The math teacher saw that little Johnny wasn't paying attention in class. She called on him and said, "Johnny! What are 4, 2, 28 and 44?" Little Johnny quickly replied, "NBC, CBS, HBO, and the Cartoon Network!"



When I was six months pregnant with my third child, my three year old came
into the room when I was just getting ready to get into the shower. She said, "Mommy, you are getting fat!" I replied, "Yes, honey, remember Mommy
has a baby growing in her tummy." "I know," she replied, "but what is
growing in your bottom?"


I didn't know if my granddaughter had learned her colors yet, so I decided
to test her. I would point out something and ask what color it was. She would tell me, and she was always correct. But it was fun for me, so I continued. At last, she headed for the door, saying sagely, "Grandma, I think you should try to figure out some of these yourself!"

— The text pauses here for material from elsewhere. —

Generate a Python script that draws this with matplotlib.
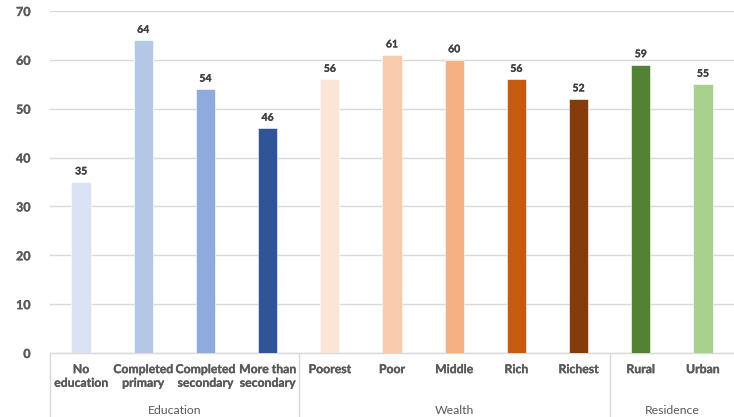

This little grandmother was surprised by her 7 year old grandson one morning. He had made her coffee. She drank what was the worst cup of coffee in her life. When she got to the bottom, there were three of those little green army men and she asked him why they were they and he said on TV they say, 'The best part of waking up is soldiers in your cup!'"


A three-year-old boy went with his dad to see a new litter of kittens. On
returning home, he breathlessly informed his mother, "There were two boy
kittens and two girl kittens." "How did you know that?" his mother asked. "Daddy picked them up and looked underneath," he replied. "I think it's printed on the bottom."


THE ELDERLY: While working for an organization that delivers lunches to
elderly shut-ins, I used to take my four-year-old daughter on my afternoon rounds. She was unfailingly intrigued by the various appliances of old age, particularly the canes, walkers and wheelchairs. One day I found her staring at a pair of false teeth soaking in a glass. As I braced myself for the inevitable barrage of questions, she merely turned and whispered, "The tooth fairy will never believe this!"


Finding one of her students making faces at others on the playground, Mrs. Smith stopped to gently reprove the child. Smiling sweetly, the teacher said, "Bobby, when I was a child, I was told that if I made ugly faces, it would freeze and I would stay like that." Bobby looked up and replied, "Well, Mrs. Smith, you can't say you weren't warned."


"When I Die, I Want To Die Like My Grandfather Who Died Peacefully In His Sleep. Not Screaming Like All The Passengers That Were Riding With Him In His Taxi."